Geralmente quando alguém nos conta esse tipo de estória, diz que ouviu da boca
de outra pessoa, nunca se passou com ela. Não é o caso do Luiz Gonzaga um
cidadão que perdeu tudo que tinha com a enchente de 2014 e somente agora está
começando a recompor os prejuízos com a plantação de cebolinha, chicória,
quiabo, feijão de corda, pimenta de cheiro, açaí e outras frutas. “Perdi a
plantação de mais de mil pés de cupuaçu, e pupunha assim como animais como carneiro e galinha”.
Caboclo vivido nas barrancas
do Madeira e seus afluentes Luiz Gonzaga diz que já viu o Mapinguari, Matinta
Pereira e até a Mula Sem Cabeça que dava surra nos seus cachorros.
Essas estórias que ele
garante, são verdadeiras, estão na entrevista que segue:
ENTREVISTA
Zk – Nasceu e se criou
aonde?
Gonzaga - Nasci na
localidade de Prosperidade no baixo rio Madeira que fica acima de São Carlos
confronte a Boca do Jamari. Minha família mexia com fumo – tabaco. Meu pai José
do Carmo de Carvalho e minha mãe Helena
Maria de Jesus era muita gente só de filhos eram 14. Eu mesmo sou pai de cinco
filhos Mirian, Lucia Merivan, Sivinha e Marcos. Comecei trabalhar com a idade
de 12 anos, hoje já estou com 62.
Zk – Por você ter vivido em
muitas localidades deve conhecer muitas histórias e estórias da beira do rio?
Gonzaga – Conheço muitas
estórias. Já fui pescador profissional registrado na Colônia Z-1. Na Boca do
Jamari tinha um flutuante da Coringa que era frigorifico e a gente pescava pra
pegar dourado, surubim e outras espécies de peixe de couro. Pescava entregava
pra eles e só recebia no final do mês. Era bom, basta lembrar que no inverno a
gente não fazia nada, porque os rios estavam muito cheios assim como os lagos e
igapós. Depois que me mudei pro Monte Belo passei a pescar pra vender. De seis
horas da tarde até nove horas da noite pegava de 40 quilos de Surubim.

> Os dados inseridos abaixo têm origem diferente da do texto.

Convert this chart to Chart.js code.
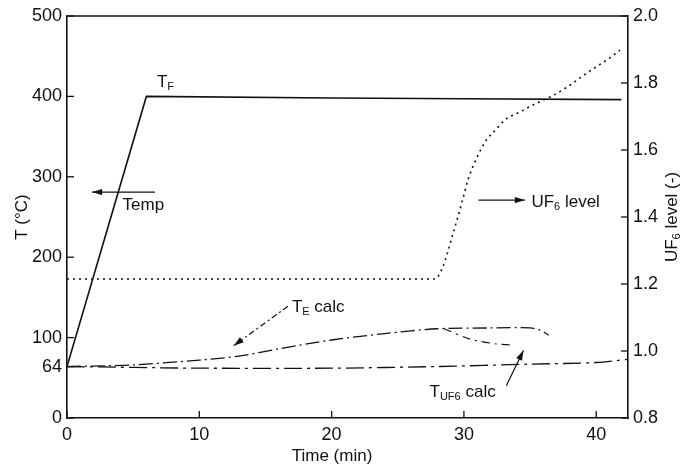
<!DOCTYPE html>
<html>
<head>
<meta charset="utf-8">
<script src="https://cdn.jsdelivr.net/npm/chart.js@4/dist/chart.umd.min.js"></script>
<style>
  html, body { margin: 0; padding: 0; background: #fff; }
  #wrap { width: 686px; height: 474px; }
</style>
</head>
<body>
<div id="wrap"><canvas id="c"></canvas></div>
<script>
// Axis tick values
const timeTicks = [0, 10, 20, 30, 40];
const tempTicks = [0, 64, 100, 200, 300, 400, 500];
const levelTicks = [0.8, 1.0, 1.2, 1.4, 1.6, 1.8, 2.0];

// Furnace temperature T_F (°C)
const tfTime = [0, 6, 20, 30, 41.9];
const tfTemp = [64, 400, 398, 397, 396];

// UF6 level (-), right axis
const levelTime  = [0, 27.8, 28.4, 29.1, 29.9, 30.3, 31.0, 31.7, 32.4, 33.1, 34.2, 35.5, 36.5, 37.8, 39.3, 40.8, 41.8];
const levelValue = [1.215, 1.215, 1.251, 1.340, 1.451, 1.510, 1.579, 1.630, 1.660, 1.690, 1.713, 1.740, 1.758, 1.788, 1.830, 1.869, 1.898];

// Calculated T_E (°C)
const teTime = [0, 3, 5, 10, 13, 16, 20, 24, 28, 32, 35, 35.8, 36.4];
const teTemp = [64, 65, 66, 72, 77, 86, 97, 105, 111, 112, 112, 109, 103];

// Second branch of the calculated curves
const branchTime = [28.5, 30.5, 32.5, 33.5];
const branchTemp = [111, 98, 92, 91];

// Calculated T_UF6 (°C)
const tuTime = [0, 10, 20, 28, 35, 40, 42.4];
const tuTemp = [64, 62, 62, 64, 67, 69, 73];

const FONT = "'Liberation Sans', Arial, Helvetica, sans-serif";
const INK = '#111';

const pts = (xs, ys) => xs.map((x, i) => ({ x, y: ys[i] }));

// Text with optional subscript pieces
function richText(ctx, parts, x, y, align) {
  let w = 0;
  parts.forEach(p => { ctx.font = p.size + 'px ' + FONT; w += ctx.measureText(p.t).width; });
  let cx = align === 'center' ? x - w / 2 : x;
  parts.forEach(p => {
    ctx.font = p.size + 'px ' + FONT;
    ctx.textAlign = 'left';
    ctx.textBaseline = 'alphabetic';
    ctx.fillText(p.t, cx, y + (p.dy || 0));
    cx += ctx.measureText(p.t).width;
  });
}

function arrow(ctx, x1, y1, x2, y2, dash) {
  ctx.save();
  ctx.strokeStyle = INK; ctx.fillStyle = INK; ctx.lineWidth = 1.2;
  ctx.setLineDash(dash || []);
  ctx.beginPath(); ctx.moveTo(x1, y1); ctx.lineTo(x2, y2); ctx.stroke();
  ctx.setLineDash([]);
  const a = Math.atan2(y2 - y1, x2 - x1), L = 10, W = 3.2;
  ctx.beginPath();
  ctx.moveTo(x2, y2);
  ctx.lineTo(x2 - L * Math.cos(a) + W * Math.sin(a), y2 - L * Math.sin(a) - W * Math.cos(a));
  ctx.lineTo(x2 - L * Math.cos(a) - W * Math.sin(a), y2 - L * Math.sin(a) + W * Math.cos(a));
  ctx.closePath(); ctx.fill();
  ctx.restore();
}

// Labels placed in data units
const labels = {
  tf:    { x: 6.8,  y: 412 },
  temp:  { x1: 6.65, x2: 1.9, y: 281, tx: 4.2, ty: 259 },
  level: { x1: 31.1, x2: 34.6, y: 271, tx: 35.1, ty: 262 },
  te:    { tx: 17.0, ty: 132, x1: 16.7, y1: 139, x2: 12.6, y2: 90 },
  tu:    { tx: 27.4, ty: 26, x1: 33.2, y1: 40, x2: 34.5, y2: 84 }
};

const decor = {
  id: 'decor',
  afterDatasetsDraw(chart) {
    const { ctx, chartArea: a, scales } = chart;
    const sx = scales.x, sy = scales.y, sr = scales.y1;
    ctx.save();
    ctx.strokeStyle = INK; ctx.lineWidth = 1.6;
    // top edge of the frame
    ctx.beginPath(); ctx.moveTo(a.left, a.top); ctx.lineTo(a.right, a.top); ctx.stroke();
    // inward tick marks
    ctx.lineWidth = 1.3;
    timeTicks.forEach(v => {
      const p = sx.getPixelForValue(v);
      ctx.beginPath(); ctx.moveTo(p, a.bottom); ctx.lineTo(p, a.bottom - 7); ctx.stroke();
    });
    tempTicks.forEach(v => {
      const p = sy.getPixelForValue(v);
      ctx.beginPath(); ctx.moveTo(a.left, p); ctx.lineTo(a.left + 7, p); ctx.stroke();
    });
    levelTicks.forEach(v => {
      const p = sr.getPixelForValue(v);
      ctx.beginPath(); ctx.moveTo(a.right, p); ctx.lineTo(a.right - 7, p); ctx.stroke();
    });

    ctx.fillStyle = INK;
    // axis titles
    richText(ctx, [{ t: 'Time (min)', size: 17 }], 332, 461, 'center');
    ctx.save();
    ctx.translate(27, (a.top + a.bottom) / 2);
    ctx.rotate(-Math.PI / 2);
    richText(ctx, [{ t: 'T (°C)', size: 17 }], 0, 0, 'center');
    ctx.restore();
    ctx.save();
    ctx.translate(677, (a.top + a.bottom) / 2);
    ctx.rotate(-Math.PI / 2);
    richText(ctx, [{ t: 'UF', size: 17 }, { t: '6', size: 11, dy: 3 }, { t: ' level (-)', size: 17 }], 0, 0, 'center');
    ctx.restore();

    const X = v => sx.getPixelForValue(v), Y = v => sy.getPixelForValue(v);
    // T_F
    richText(ctx, [{ t: 'T', size: 17 }, { t: 'F', size: 11, dy: 3 }], X(labels.tf.x), Y(labels.tf.y));
    // Temp arrow
    arrow(ctx, X(labels.temp.x1), Y(labels.temp.y), X(labels.temp.x2), Y(labels.temp.y));
    richText(ctx, [{ t: 'Temp', size: 17 }], X(labels.temp.tx), Y(labels.temp.ty));
    // UF6 level arrow
    arrow(ctx, X(labels.level.x1), Y(labels.level.y), X(labels.level.x2), Y(labels.level.y));
    richText(ctx, [{ t: 'UF', size: 17 }, { t: '6', size: 11, dy: 3 }, { t: ' level', size: 17 }], X(labels.level.tx), Y(labels.level.ty));
    // T_E calc
    richText(ctx, [{ t: 'T', size: 17 }, { t: 'E', size: 11, dy: 3 }, { t: ' calc', size: 17 }], X(labels.te.tx), Y(labels.te.ty));
    arrow(ctx, X(labels.te.x1), Y(labels.te.y1), X(labels.te.x2), Y(labels.te.y2), [6, 3, 2, 3]);
    // T_UF6 calc
    richText(ctx, [{ t: 'T', size: 17 }, { t: 'UF6', size: 11, dy: 3 }, { t: ' calc', size: 17 }], X(labels.tu.tx), Y(labels.tu.ty));
    arrow(ctx, X(labels.tu.x1), Y(labels.tu.y1), X(labels.tu.x2), Y(labels.tu.y2));
    ctx.restore();
  }
};

const tickFont = { family: FONT, size: 18 };

new Chart(document.getElementById('c'), {
  type: 'line',
  data: {
    datasets: [
      { label: 'T_F', data: pts(tfTime, tfTemp), yAxisID: 'y',
        borderColor: INK, borderWidth: 1.6, pointRadius: 0, tension: 0 },
      { label: 'UF6 level', data: pts(levelTime, levelValue), yAxisID: 'y1',
        borderColor: INK, borderWidth: 1.6, borderDash: [2, 4], pointRadius: 0,
        cubicInterpolationMode: 'monotone' },
      { label: 'T_E calc', data: pts(teTime, teTemp), yAxisID: 'y',
        borderColor: INK, borderWidth: 1.3, borderDash: [14, 4, 2, 4], pointRadius: 0, tension: 0.3 },
      { label: 'T_E calc (branch)', data: pts(branchTime, branchTemp), yAxisID: 'y',
        borderColor: INK, borderWidth: 1.2, borderDash: [8, 5, 2, 5], pointRadius: 0, tension: 0.3 },
      { label: 'T_UF6 calc', data: pts(tuTime, tuTemp), yAxisID: 'y',
        borderColor: INK, borderWidth: 1.3, borderDash: [18, 5, 3, 5], pointRadius: 0, tension: 0.3 }
    ]
  },
  options: {
    responsive: true,
    maintainAspectRatio: false,
    animation: false,
    devicePixelRatio: 1,
    layout: { padding: { top: 16, left: 0, right: 0, bottom: 0 } },
    plugins: { legend: { display: false }, tooltip: { enabled: false } },
    scales: {
      x: {
        type: 'linear', min: 0, max: 42.4,
        afterBuildTicks: s => { s.ticks = timeTicks.map(v => ({ value: v })); },
        afterFit: s => { s.height = 56; },
        grid: { display: false, drawTicks: false },
        border: { display: true, color: INK, width: 1.6 },
        ticks: { color: INK, font: tickFont, padding: 6, maxRotation: 0, autoSkip: false }
      },
      y: {
        type: 'linear', position: 'left', min: 0, max: 500,
        afterBuildTicks: s => { s.ticks = tempTicks.map(v => ({ value: v })); },
        afterFit: s => { s.width = 67; },
        grid: { display: false, drawTicks: false },
        border: { display: true, color: INK, width: 1.6 },
        ticks: { color: INK, font: tickFont, padding: 5, autoSkip: false }
      },
      y1: {
        type: 'linear', position: 'right', min: 0.8, max: 2.0,
        afterBuildTicks: s => { s.ticks = levelTicks.map(v => ({ value: v })); },
        afterFit: s => { s.width = 58; },
        grid: { display: false, drawTicks: false },
        border: { display: true, color: INK, width: 1.6 },
        ticks: { color: INK, font: tickFont, padding: 5, autoSkip: false,
                 callback: v => Number(v).toFixed(1) }
      }
    }
  },
  plugins: [decor]
});
</script>
</body>
</html>
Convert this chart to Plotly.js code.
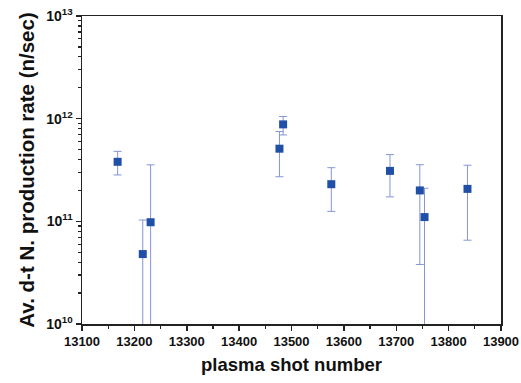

Zk – Vendia o peixe fresco?
Gonzaga - Não. Vendia o
peixe salgado, seco. Numa bacia grande a gente colocava pimenta do reino, sal e
colorau e o tendal de flecheira já tava no jeito e colocava pra secar, nosso
peixe era bem tratado dava até vontade de comer daquele jeito.
Zk - Me contaram que você
conhece várias estórias de Boto. Tem alguma aí na agulha?
Gonzaga – Tem a de uma prima
que morava acima do Guarani que foi encantada pelo Boto. Muita gente não
acredita, ela era filha do tio Facundes. O Boto a levou para o fundo do rio ela
passou uma temporada pra lá até que eles a trouxeram de volta. Ela contava que
lá onde ela morava no fundo do rio, era igualzinho aqui em cima, ou seja, era
uma cidade igual a nossa. Acontece que depois que ela voltou pra nossa
convivência, de tempo em tempo queria voltar pra cidade deles. O pai dela e
seus irmãos a amarravam e mesmo assim ela conseguiu voltar pra lá, ela estava
apaixonada pelo Boto. Da segunda vez que ela voltou passou a ser curandeira,
rezadeira. É como dona Preta hoje, é claro que dona Preta não foi encantada
pelo Boto como minha prima foi. Dona Preta mora em Conceição do Galera e muita
gente vai se tratar com ela, gente da capital mesmo.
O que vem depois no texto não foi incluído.